Shoal: smart allocation and replication of memory for parallel programs
Shoal: smart allocation and replication of memory for parallel programs
08 July 2015
Modern NUMA multi-core machines exhibit complex latency and throughput characteristics, making it hard to allocate memory optimally for a given program’s access patterns. However, sub-optimal allocation can significantly impact performance of parallel programs. We present an array abstraction that allows data placement to be automatically inferred from program analysis, and implement the abstraction in Shoal, a runtime library for parallel programs on NUMA machines. In Shoal, arrays can be automatically replicated, distributed, or partitioned across NUMA domains based on annotating memory allocation statements to indicate access patterns.

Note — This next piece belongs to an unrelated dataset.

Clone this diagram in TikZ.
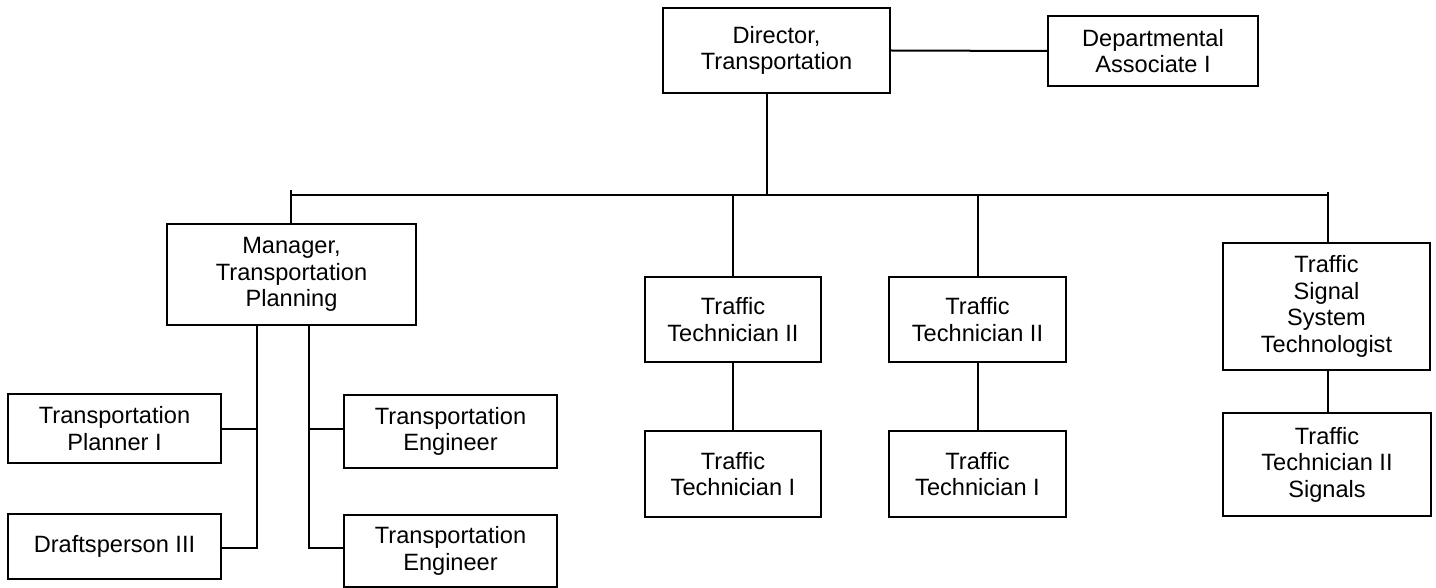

We further show how such annotations can be automatically provided by compilers for high-level domainspecific languages (for example, the Green-Marl graph language). Finally, we show how Shoal can exploit additional hardware such as programmable DMA copy engines to further improve parallel program performance. We demonstrate significant performance benefits from automatically selecting a good array implementation based on memory access patterns and machine characteristics. We present two case-studies: (i) Green-Marl, a graph analytics workload using automatically annotated code based on information extracted from the highlevel program and (ii) a manually-annotated version of the PARSEC Streamcluster benchmark.
Venue : USENIX Annual Technical Conference